[Start of Raw data]
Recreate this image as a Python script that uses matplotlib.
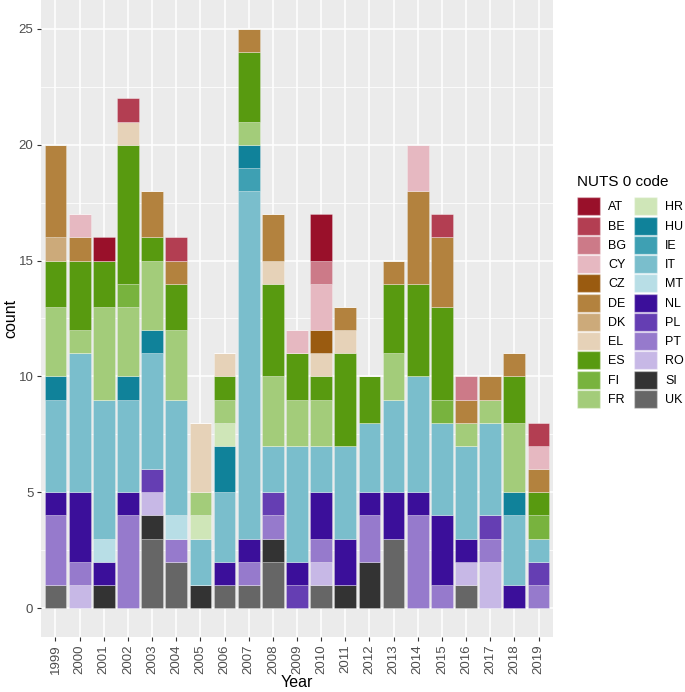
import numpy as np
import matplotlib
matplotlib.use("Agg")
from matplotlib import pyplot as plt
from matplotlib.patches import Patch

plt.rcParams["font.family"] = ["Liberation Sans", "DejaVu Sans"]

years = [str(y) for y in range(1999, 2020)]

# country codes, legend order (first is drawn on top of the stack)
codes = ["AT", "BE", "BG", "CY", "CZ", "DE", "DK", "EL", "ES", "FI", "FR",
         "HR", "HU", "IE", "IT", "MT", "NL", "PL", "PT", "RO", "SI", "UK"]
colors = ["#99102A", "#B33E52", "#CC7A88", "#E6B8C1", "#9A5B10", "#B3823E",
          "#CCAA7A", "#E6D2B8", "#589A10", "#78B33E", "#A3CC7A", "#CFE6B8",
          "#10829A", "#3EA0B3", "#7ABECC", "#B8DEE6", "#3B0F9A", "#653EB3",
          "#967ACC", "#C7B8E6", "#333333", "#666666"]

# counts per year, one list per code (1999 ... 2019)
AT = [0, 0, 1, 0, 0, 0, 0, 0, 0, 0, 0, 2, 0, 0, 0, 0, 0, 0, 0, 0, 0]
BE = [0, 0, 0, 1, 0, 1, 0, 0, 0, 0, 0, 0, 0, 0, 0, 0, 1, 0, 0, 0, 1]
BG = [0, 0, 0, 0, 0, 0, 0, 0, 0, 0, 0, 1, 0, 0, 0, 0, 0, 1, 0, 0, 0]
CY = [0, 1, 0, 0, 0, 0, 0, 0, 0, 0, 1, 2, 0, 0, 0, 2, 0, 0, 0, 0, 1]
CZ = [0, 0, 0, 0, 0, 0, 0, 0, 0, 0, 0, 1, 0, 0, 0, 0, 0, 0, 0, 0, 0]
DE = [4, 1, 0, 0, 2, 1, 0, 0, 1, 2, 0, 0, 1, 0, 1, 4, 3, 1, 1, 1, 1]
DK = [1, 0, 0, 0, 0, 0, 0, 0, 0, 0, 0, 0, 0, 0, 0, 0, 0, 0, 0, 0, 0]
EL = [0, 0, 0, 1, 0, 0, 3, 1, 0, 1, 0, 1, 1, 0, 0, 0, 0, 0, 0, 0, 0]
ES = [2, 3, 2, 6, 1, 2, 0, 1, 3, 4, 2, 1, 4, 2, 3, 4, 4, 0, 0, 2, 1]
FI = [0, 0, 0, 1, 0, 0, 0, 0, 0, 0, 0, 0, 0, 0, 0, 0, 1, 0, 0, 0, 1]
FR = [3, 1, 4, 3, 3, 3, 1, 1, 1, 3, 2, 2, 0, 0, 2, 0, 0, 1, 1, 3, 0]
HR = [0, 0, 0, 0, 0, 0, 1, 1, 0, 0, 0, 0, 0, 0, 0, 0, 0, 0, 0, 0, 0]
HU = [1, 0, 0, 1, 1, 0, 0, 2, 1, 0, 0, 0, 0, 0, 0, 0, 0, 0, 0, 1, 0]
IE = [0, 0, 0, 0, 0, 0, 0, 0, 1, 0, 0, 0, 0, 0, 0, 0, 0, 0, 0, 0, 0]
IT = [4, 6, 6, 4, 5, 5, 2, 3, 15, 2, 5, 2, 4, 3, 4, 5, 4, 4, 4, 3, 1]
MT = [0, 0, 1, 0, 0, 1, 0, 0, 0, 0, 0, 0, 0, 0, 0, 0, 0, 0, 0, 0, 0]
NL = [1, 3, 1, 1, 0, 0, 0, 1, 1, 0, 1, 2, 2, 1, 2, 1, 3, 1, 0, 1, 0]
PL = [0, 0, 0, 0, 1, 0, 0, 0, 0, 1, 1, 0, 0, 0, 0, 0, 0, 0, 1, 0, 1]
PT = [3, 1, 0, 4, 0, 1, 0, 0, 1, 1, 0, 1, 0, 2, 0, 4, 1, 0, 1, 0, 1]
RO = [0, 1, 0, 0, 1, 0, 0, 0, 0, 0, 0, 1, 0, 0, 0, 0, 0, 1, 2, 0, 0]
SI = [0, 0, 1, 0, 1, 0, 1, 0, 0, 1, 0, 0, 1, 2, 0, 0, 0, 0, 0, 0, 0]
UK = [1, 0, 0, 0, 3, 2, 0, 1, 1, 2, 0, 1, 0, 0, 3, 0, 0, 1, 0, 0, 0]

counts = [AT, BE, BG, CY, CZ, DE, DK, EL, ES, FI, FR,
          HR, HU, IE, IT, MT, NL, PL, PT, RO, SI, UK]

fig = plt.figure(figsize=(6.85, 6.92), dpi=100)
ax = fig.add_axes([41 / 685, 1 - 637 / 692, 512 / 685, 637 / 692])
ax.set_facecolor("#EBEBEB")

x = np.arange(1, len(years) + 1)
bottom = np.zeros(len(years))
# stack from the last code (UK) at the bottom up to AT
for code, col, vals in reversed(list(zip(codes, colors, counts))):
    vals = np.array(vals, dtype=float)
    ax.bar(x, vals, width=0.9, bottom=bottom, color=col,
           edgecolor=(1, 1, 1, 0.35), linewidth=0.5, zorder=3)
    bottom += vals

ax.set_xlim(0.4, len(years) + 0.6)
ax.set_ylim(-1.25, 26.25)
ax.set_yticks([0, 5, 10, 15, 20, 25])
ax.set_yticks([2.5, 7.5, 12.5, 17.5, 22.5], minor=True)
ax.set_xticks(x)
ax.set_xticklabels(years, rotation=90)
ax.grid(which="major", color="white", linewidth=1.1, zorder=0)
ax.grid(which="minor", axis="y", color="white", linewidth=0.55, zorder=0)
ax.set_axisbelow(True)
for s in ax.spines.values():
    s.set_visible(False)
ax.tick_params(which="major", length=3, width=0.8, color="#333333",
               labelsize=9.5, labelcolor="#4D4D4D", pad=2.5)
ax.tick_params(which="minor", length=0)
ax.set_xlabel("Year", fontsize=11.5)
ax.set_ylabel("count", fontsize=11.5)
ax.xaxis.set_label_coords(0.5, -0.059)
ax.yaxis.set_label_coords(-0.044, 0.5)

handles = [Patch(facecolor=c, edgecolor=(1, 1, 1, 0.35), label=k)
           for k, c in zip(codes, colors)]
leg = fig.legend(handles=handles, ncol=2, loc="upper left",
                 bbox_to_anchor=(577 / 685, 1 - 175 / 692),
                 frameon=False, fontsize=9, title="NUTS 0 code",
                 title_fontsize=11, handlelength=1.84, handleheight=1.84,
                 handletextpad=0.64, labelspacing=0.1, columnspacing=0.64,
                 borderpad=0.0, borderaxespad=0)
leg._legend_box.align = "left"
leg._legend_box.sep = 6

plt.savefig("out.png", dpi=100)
[End of Raw data]
What you need to do:
Skip the pictures, then retype every line above exactly.

Solution to this exercise:
Recreate this image as a Python script that uses matplotlib.
import numpy as np
import matplotlib
matplotlib.use("Agg")
from matplotlib import pyplot as plt
from matplotlib.patches import Patch

plt.rcParams["font.family"] = ["Liberation Sans", "DejaVu Sans"]

years = [str(y) for y in range(1999, 2020)]

# country codes, legend order (first is drawn on top of the stack)
codes = ["AT", "BE", "BG", "CY", "CZ", "DE", "DK", "EL", "ES", "FI", "FR",
         "HR", "HU", "IE", "IT", "MT", "NL", "PL", "PT", "RO", "SI", "UK"]
colors = ["#99102A", "#B33E52", "#CC7A88", "#E6B8C1", "#9A5B10", "#B3823E",
          "#CCAA7A", "#E6D2B8", "#589A10", "#78B33E", "#A3CC7A", "#CFE6B8",
          "#10829A", "#3EA0B3", "#7ABECC", "#B8DEE6", "#3B0F9A", "#653EB3",
          "#967ACC", "#C7B8E6", "#333333", "#666666"]

# counts per year, one list per code (1999 ... 2019)
AT = [0, 0, 1, 0, 0, 0, 0, 0, 0, 0, 0, 2, 0, 0, 0, 0, 0, 0, 0, 0, 0]
BE = [0, 0, 0, 1, 0, 1, 0, 0, 0, 0, 0, 0, 0, 0, 0, 0, 1, 0, 0, 0, 1]
BG = [0, 0, 0, 0, 0, 0, 0, 0, 0, 0, 0, 1, 0, 0, 0, 0, 0, 1, 0, 0, 0]
CY = [0, 1, 0, 0, 0, 0, 0, 0, 0, 0, 1, 2, 0, 0, 0, 2, 0, 0, 0, 0, 1]
CZ = [0, 0, 0, 0, 0, 0, 0, 0, 0, 0, 0, 1, 0, 0, 0, 0, 0, 0, 0, 0, 0]
DE = [4, 1, 0, 0, 2, 1, 0, 0, 1, 2, 0, 0, 1, 0, 1, 4, 3, 1, 1, 1, 1]
DK = [1, 0, 0, 0, 0, 0, 0, 0, 0, 0, 0, 0, 0, 0, 0, 0, 0, 0, 0, 0, 0]
EL = [0, 0, 0, 1, 0, 0, 3, 1, 0, 1, 0, 1, 1, 0, 0, 0, 0, 0, 0, 0, 0]
ES = [2, 3, 2, 6, 1, 2, 0, 1, 3, 4, 2, 1, 4, 2, 3, 4, 4, 0, 0, 2, 1]
FI = [0, 0, 0, 1, 0, 0, 0, 0, 0, 0, 0, 0, 0, 0, 0, 0, 1, 0, 0, 0, 1]
FR = [3, 1, 4, 3, 3, 3, 1, 1, 1, 3, 2, 2, 0, 0, 2, 0, 0, 1, 1, 3, 0]
HR = [0, 0, 0, 0, 0, 0, 1, 1, 0, 0, 0, 0, 0, 0, 0, 0, 0, 0, 0, 0, 0]
HU = [1, 0, 0, 1, 1, 0, 0, 2, 1, 0, 0, 0, 0, 0, 0, 0, 0, 0, 0, 1, 0]
IE = [0, 0, 0, 0, 0, 0, 0, 0, 1, 0, 0, 0, 0, 0, 0, 0, 0, 0, 0, 0, 0]
IT = [4, 6, 6, 4, 5, 5, 2, 3, 15, 2, 5, 2, 4, 3, 4, 5, 4, 4, 4, 3, 1]
MT = [0, 0, 1, 0, 0, 1, 0, 0, 0, 0, 0, 0, 0, 0, 0, 0, 0, 0, 0, 0, 0]
NL = [1, 3, 1, 1, 0, 0, 0, 1, 1, 0, 1, 2, 2, 1, 2, 1, 3, 1, 0, 1, 0]
PL = [0, 0, 0, 0, 1, 0, 0, 0, 0, 1, 1, 0, 0, 0, 0, 0, 0, 0, 1, 0, 1]
PT = [3, 1, 0, 4, 0, 1, 0, 0, 1, 1, 0, 1, 0, 2, 0, 4, 1, 0, 1, 0, 1]
RO = [0, 1, 0, 0, 1, 0, 0, 0, 0, 0, 0, 1, 0, 0, 0, 0, 0, 1, 2, 0, 0]
SI = [0, 0, 1, 0, 1, 0, 1, 0, 0, 1, 0, 0, 1, 2, 0, 0, 0, 0, 0, 0, 0]
UK = [1, 0, 0, 0, 3, 2, 0, 1, 1, 2, 0, 1, 0, 0, 3, 0, 0, 1, 0, 0, 0]

counts = [AT, BE, BG, CY, CZ, DE, DK, EL, ES, FI, FR,
          HR, HU, IE, IT, MT, NL, PL, PT, RO, SI, UK]

fig = plt.figure(figsize=(6.85, 6.92), dpi=100)
ax = fig.add_axes([41 / 685, 1 - 637 / 692, 512 / 685, 637 / 692])
ax.set_facecolor("#EBEBEB")

x = np.arange(1, len(years) + 1)
bottom = np.zeros(len(years))
# stack from the last code (UK) at the bottom up to AT
for code, col, vals in reversed(list(zip(codes, colors, counts))):
    vals = np.array(vals, dtype=float)
    ax.bar(x, vals, width=0.9, bottom=bottom, color=col,
           edgecolor=(1, 1, 1, 0.35), linewidth=0.5, zorder=3)
    bottom += vals

ax.set_xlim(0.4, len(years) + 0.6)
ax.set_ylim(-1.25, 26.25)
ax.set_yticks([0, 5, 10, 15, 20, 25])
ax.set_yticks([2.5, 7.5, 12.5, 17.5, 22.5], minor=True)
ax.set_xticks(x)
ax.set_xticklabels(years, rotation=90)
ax.grid(which="major", color="white", linewidth=1.1, zorder=0)
ax.grid(which="minor", axis="y", color="white", linewidth=0.55, zorder=0)
ax.set_axisbelow(True)
for s in ax.spines.values():
    s.set_visible(False)
ax.tick_params(which="major", length=3, width=0.8, color="#333333",
               labelsize=9.5, labelcolor="#4D4D4D", pad=2.5)
ax.tick_params(which="minor", length=0)
ax.set_xlabel("Year", fontsize=11.5)
ax.set_ylabel("count", fontsize=11.5)
ax.xaxis.set_label_coords(0.5, -0.059)
ax.yaxis.set_label_coords(-0.044, 0.5)

handles = [Patch(facecolor=c, edgecolor=(1, 1, 1, 0.35), label=k)
           for k, c in zip(codes, colors)]
leg = fig.legend(handles=handles, ncol=2, loc="upper left",
                 bbox_to_anchor=(577 / 685, 1 - 175 / 692),
                 frameon=False, fontsize=9, title="NUTS 0 code",
                 title_fontsize=11, handlelength=1.84, handleheight=1.84,
                 handletextpad=0.64, labelspacing=0.1, columnspacing=0.64,
                 borderpad=0.0, borderaxespad=0)
leg._legend_box.align = "left"
leg._legend_box.sep = 6

plt.savefig("out.png", dpi=100)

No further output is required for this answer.